What is required
Within the entries below, please return exactly the lines from the one with "Clone this chart in Chart.js." through the one with "43.0, 49.8, 56.9];", leaving out any pictures.

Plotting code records
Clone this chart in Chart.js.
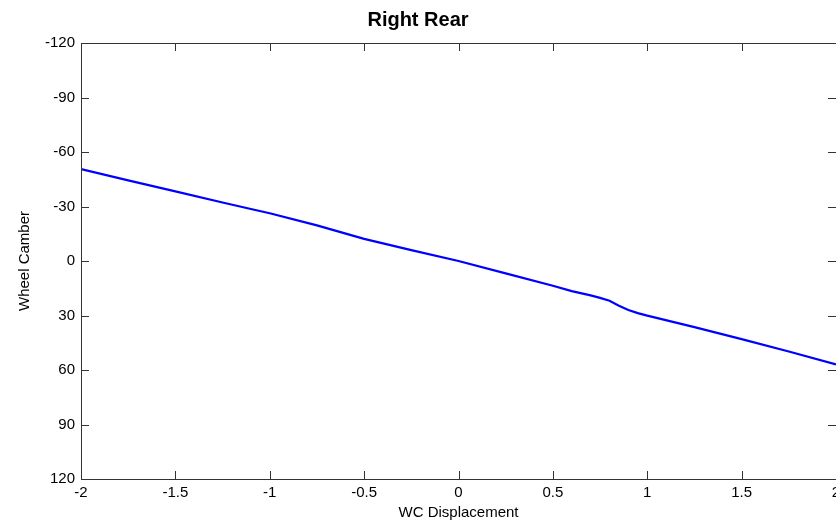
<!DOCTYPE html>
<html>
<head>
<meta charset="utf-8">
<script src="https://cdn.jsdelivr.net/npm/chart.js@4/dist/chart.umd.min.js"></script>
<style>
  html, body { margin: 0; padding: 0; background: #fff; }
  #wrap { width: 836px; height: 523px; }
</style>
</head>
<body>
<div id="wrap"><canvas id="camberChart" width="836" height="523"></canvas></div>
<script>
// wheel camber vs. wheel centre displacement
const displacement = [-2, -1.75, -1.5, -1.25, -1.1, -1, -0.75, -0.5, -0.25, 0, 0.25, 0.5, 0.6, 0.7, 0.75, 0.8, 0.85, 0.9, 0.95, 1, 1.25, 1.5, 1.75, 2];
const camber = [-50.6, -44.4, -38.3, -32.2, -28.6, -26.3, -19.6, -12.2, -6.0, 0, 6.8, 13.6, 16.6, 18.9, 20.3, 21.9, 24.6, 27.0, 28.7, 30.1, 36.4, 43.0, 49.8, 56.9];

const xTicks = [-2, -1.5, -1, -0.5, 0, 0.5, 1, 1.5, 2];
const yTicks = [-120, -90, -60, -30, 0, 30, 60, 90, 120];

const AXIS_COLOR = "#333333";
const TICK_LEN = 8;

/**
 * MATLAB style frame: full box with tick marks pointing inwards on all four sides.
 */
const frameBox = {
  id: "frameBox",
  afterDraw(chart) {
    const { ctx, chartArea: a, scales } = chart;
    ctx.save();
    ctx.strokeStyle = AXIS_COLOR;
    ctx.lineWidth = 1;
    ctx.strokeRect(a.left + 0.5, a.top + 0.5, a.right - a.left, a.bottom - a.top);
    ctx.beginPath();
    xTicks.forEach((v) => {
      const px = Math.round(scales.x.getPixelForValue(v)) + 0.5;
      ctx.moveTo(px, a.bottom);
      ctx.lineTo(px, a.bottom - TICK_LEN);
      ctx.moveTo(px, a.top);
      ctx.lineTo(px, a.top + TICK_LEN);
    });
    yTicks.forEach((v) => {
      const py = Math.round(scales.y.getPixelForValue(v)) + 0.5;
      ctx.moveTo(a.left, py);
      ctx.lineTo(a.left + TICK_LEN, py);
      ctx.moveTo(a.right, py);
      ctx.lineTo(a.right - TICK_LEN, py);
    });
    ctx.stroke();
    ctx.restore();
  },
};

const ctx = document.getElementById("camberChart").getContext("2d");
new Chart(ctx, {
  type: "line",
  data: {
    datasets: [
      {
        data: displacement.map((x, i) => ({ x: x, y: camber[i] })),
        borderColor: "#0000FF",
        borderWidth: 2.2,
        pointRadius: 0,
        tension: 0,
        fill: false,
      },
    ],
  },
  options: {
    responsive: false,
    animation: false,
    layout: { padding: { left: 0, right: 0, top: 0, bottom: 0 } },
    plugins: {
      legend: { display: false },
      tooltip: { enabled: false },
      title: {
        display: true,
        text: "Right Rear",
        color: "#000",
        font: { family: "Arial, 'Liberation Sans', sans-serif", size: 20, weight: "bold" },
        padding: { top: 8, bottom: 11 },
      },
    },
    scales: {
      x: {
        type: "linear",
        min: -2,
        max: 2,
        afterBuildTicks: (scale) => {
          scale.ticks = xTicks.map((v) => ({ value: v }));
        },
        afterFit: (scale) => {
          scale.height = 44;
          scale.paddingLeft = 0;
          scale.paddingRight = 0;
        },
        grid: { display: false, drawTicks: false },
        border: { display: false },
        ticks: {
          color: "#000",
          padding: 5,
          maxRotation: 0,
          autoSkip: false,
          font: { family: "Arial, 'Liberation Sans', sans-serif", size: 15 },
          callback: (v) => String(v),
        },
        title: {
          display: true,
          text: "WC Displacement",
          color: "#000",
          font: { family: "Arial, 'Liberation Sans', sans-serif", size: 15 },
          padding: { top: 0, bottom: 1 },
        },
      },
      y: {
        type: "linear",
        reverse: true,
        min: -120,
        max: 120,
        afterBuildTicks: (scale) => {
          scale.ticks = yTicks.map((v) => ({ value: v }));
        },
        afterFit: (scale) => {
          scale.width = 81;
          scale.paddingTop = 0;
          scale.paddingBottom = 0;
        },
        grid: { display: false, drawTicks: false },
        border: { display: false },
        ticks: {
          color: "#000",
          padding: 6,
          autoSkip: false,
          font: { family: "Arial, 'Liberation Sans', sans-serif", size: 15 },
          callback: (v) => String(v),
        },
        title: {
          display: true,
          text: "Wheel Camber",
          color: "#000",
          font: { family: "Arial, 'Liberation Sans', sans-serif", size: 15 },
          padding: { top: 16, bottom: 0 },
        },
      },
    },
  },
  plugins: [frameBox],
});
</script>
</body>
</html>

--

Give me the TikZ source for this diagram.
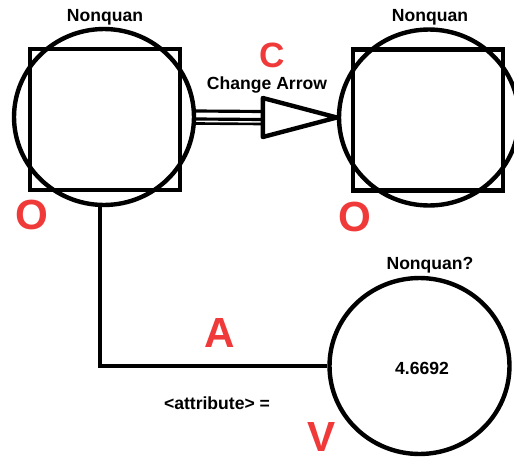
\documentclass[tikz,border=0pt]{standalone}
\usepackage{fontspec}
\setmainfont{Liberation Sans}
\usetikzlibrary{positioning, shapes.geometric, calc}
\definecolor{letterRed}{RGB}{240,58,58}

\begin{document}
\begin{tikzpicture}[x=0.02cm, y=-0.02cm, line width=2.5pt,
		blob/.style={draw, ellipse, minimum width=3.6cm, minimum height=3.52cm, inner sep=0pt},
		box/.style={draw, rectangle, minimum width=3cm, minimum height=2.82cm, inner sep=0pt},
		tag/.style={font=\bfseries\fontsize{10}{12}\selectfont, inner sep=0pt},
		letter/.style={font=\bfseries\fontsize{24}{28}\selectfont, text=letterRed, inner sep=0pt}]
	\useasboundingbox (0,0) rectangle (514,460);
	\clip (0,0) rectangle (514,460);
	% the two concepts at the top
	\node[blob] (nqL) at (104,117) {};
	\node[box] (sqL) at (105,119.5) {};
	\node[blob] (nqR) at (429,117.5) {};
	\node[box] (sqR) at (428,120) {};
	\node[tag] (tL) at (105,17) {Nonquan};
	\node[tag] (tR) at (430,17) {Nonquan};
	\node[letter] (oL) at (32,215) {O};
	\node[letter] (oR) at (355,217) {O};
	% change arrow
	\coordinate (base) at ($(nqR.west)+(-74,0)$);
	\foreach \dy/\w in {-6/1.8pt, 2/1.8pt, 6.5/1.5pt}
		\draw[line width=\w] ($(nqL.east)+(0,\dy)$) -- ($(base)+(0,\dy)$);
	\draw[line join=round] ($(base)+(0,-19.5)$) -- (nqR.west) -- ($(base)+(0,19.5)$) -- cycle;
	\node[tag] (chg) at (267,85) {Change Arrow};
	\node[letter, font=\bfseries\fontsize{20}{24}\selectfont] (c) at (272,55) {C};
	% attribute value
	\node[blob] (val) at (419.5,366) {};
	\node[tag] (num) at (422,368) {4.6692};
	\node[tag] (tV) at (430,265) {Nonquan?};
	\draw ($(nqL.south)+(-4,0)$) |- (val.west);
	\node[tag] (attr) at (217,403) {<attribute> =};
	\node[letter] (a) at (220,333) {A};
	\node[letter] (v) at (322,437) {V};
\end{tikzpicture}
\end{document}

==

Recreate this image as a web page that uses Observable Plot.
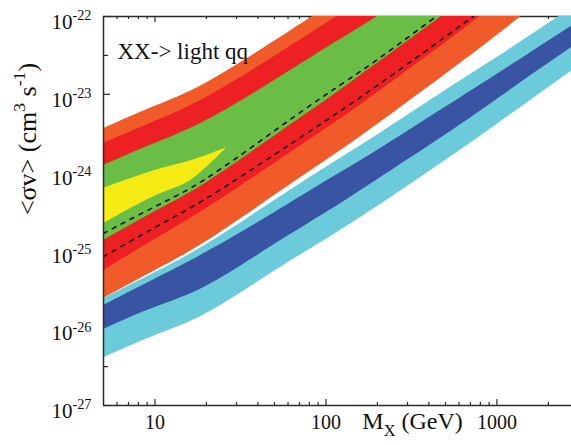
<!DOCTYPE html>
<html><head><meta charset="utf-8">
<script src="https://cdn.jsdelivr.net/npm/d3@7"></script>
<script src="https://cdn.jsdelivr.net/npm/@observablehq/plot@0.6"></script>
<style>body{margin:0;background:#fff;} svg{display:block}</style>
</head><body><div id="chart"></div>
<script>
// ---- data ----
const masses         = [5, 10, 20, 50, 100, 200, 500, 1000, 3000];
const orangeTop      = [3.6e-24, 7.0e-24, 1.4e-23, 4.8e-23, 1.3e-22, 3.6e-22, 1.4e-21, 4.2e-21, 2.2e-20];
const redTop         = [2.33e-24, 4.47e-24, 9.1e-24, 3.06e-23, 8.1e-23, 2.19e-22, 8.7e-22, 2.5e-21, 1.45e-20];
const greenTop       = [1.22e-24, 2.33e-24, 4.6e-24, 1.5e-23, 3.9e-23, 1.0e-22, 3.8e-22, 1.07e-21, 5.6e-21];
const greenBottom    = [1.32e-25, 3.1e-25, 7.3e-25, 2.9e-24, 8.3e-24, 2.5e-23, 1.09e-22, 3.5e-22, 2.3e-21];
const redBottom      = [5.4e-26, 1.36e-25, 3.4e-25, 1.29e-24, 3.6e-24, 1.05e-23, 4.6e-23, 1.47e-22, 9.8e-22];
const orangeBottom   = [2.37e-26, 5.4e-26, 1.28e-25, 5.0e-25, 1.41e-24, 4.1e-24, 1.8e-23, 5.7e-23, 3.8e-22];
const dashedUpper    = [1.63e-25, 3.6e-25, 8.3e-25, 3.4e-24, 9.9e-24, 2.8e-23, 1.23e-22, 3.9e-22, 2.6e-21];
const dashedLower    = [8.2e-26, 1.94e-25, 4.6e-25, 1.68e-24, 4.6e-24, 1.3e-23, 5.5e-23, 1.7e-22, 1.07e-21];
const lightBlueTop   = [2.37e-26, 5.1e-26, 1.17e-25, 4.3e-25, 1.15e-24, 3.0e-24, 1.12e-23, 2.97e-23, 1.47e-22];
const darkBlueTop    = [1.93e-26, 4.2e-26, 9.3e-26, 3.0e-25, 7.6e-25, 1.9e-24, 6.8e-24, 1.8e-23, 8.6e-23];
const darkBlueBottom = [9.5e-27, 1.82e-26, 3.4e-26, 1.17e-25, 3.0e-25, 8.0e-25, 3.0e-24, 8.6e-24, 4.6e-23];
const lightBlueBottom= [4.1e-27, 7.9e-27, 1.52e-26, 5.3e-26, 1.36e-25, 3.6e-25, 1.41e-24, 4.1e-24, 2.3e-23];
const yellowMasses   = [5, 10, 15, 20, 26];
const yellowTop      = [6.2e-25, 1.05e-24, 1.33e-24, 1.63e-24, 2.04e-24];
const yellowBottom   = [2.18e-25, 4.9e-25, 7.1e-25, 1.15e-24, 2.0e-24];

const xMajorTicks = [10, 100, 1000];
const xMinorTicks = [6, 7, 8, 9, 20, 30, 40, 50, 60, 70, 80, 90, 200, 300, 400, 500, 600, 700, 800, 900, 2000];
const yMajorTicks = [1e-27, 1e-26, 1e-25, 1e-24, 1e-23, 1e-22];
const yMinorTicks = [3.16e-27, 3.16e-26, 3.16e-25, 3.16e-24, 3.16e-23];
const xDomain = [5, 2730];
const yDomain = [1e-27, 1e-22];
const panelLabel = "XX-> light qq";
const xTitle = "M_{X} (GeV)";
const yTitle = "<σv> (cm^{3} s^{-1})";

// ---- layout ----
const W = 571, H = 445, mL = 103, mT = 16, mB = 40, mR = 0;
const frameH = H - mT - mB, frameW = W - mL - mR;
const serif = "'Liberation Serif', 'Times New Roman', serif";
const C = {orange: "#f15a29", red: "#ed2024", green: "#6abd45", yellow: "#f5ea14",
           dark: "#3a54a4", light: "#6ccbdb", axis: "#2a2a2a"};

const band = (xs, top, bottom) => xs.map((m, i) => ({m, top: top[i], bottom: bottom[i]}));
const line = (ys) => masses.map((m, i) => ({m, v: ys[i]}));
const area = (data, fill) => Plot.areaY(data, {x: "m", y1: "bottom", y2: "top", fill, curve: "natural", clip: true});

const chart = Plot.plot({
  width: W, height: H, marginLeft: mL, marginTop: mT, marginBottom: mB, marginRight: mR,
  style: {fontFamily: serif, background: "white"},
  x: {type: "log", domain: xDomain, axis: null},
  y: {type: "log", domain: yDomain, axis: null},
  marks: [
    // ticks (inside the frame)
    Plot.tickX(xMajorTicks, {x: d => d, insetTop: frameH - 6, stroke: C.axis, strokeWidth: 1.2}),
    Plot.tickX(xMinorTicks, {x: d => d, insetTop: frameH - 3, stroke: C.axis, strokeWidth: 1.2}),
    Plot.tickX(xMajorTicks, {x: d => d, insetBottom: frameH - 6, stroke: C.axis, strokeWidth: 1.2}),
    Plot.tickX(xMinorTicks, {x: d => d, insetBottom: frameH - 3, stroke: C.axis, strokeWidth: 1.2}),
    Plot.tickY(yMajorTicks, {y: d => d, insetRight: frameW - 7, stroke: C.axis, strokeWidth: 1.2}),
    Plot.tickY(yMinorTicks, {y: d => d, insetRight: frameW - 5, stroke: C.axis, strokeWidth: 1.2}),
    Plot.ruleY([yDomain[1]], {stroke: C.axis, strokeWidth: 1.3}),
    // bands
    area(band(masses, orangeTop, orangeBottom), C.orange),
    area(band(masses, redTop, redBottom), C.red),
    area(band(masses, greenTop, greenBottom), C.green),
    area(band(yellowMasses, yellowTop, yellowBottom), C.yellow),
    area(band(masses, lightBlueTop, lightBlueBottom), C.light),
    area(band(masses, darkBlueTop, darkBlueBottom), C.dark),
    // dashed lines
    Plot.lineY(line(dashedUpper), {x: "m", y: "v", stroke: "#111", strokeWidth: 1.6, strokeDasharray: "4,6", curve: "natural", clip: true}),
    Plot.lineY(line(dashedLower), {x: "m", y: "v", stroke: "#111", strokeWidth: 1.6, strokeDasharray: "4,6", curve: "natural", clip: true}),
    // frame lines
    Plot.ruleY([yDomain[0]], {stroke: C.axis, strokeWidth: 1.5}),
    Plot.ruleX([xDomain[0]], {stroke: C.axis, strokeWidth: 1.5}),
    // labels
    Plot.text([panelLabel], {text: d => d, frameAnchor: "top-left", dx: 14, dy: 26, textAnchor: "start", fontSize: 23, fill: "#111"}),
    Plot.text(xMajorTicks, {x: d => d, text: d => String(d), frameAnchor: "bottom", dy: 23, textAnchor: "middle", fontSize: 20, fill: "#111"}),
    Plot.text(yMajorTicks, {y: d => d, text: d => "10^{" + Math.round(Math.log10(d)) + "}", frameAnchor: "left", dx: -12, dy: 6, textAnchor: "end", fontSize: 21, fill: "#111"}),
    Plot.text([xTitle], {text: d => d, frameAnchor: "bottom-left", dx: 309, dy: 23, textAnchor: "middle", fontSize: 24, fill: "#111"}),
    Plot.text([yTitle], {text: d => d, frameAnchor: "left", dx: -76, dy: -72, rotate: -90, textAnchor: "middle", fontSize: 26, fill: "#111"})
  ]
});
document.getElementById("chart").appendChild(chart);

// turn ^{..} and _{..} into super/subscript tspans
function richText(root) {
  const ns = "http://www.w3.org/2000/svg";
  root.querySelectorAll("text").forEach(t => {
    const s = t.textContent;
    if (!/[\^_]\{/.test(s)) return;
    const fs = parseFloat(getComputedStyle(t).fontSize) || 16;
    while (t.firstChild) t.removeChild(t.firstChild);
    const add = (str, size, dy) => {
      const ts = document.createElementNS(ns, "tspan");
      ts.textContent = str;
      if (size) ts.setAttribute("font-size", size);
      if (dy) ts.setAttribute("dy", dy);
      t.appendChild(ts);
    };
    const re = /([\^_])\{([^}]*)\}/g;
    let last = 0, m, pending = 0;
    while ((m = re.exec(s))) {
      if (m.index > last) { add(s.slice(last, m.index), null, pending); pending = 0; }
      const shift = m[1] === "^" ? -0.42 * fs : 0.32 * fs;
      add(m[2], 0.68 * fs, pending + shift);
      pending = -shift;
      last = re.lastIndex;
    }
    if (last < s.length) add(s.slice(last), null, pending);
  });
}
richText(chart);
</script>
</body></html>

Solved exercise
Clone this chart in Chart.js.
<!DOCTYPE html>
<html>
<head>
<meta charset="utf-8">
<script src="https://cdn.jsdelivr.net/npm/chart.js@4/dist/chart.umd.min.js"></script>
<style>
  html, body { margin: 0; padding: 0; background: #fff; }
  #wrap { width: 836px; height: 523px; }
</style>
</head>
<body>
<div id="wrap"><canvas id="camberChart" width="836" height="523"></canvas></div>
<script>
// wheel camber vs. wheel centre displacement
const displacement = [-2, -1.75, -1.5, -1.25, -1.1, -1, -0.75, -0.5, -0.25, 0, 0.25, 0.5, 0.6, 0.7, 0.75, 0.8, 0.85, 0.9, 0.95, 1, 1.25, 1.5, 1.75, 2];
const camber = [-50.6, -44.4, -38.3, -32.2, -28.6, -26.3, -19.6, -12.2, -6.0, 0, 6.8, 13.6, 16.6, 18.9, 20.3, 21.9, 24.6, 27.0, 28.7, 30.1, 36.4, 43.0, 49.8, 56.9];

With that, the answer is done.